Later today, I experienced a second opinion on our election process and the outcome. Amana/Maytag sent a guy to try and repair our twice-failed Amana dishwasher. The service call was supposed to be under warranty, but the guy and the customer service people decided it wasn’t. I got stuck with a $60 bill for nothing and, then, a demented lesson in politics and history from a guy at least my age driving a beat up van working for a small town appliance repair company.
“We just got rescued.”
“What?”
“We finally have a president with business experience.”
“If bankrupting six companies, stiffing your vendors, and losing stockholders millions is ‘business experience,’ that’s what we got." This is the same 'business man' label every mobster calls himself. The Sopranos are 'business men' by that definition.
“In 1980, I was running a mechanical contractor business. When Reagan got elected, it was like the whole country breathed a sigh of relief.”
“Not where I lived. In 1981, the market tanked, interest rates kept climbing, and you couldn’t get an engineering job anywhere in the Midwest unless it was with a military contractor. And what the fuck is a "mechanical contractor?”
He went on (and on) about how “the whole economy” turned around overnight after Reagan took office. Of course, reality has a liberal bias and as Forbes Magazine tell it, “Unable to borrow money at an interest rate they could afford, 17,000 businesses had failed by the fall of 1982 and unemployment reached record highs.” When I contested his weird take on 1980’s economics, he asked, “Have you ever run a business?”

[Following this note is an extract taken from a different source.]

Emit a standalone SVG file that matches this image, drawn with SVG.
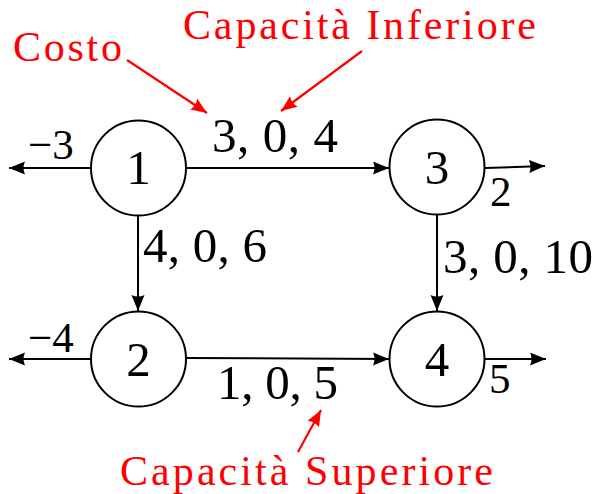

Why yes, I have. Several, in fact. A couple for employers and a half-dozen of my own. I supported my family working several jobs and going to school nights. I never stiffed my vendors or declared bankruptcy, either. Turned out, he’d done both but he thought that was just “business.”
In 1983, I left Nebraska for California, since Reagan’s home state was the only functioning economy in the country. If I’d been willing to work for Northrop, Lockheed, or one of the dozens of military-industrial complex employers in southern California, I’d have been rolling in money. Instead, I clung to my values and worked for a consumer products manufacturer for ten years and came away from California poor but debt-free.
So, I met a Boomer generation Trump-voter and he turned out to be who I expected him to be: a barely-literate, failing student of history; including his own past. I don’t know how you fix any of this crap. A very few people are doing a lot of work to support the rest of the country and I think they are going to have to lay down that burden and let the country’s deadbeats know how precarious their position is. From my own family experience, it has become clear that people are very selective and creative in their memories and that seems to me to be an impossible educational hurdle. If most people are incapable of learning from history, we don’t have much hope of ever getting beyond our cave-dwelling habits and violent past.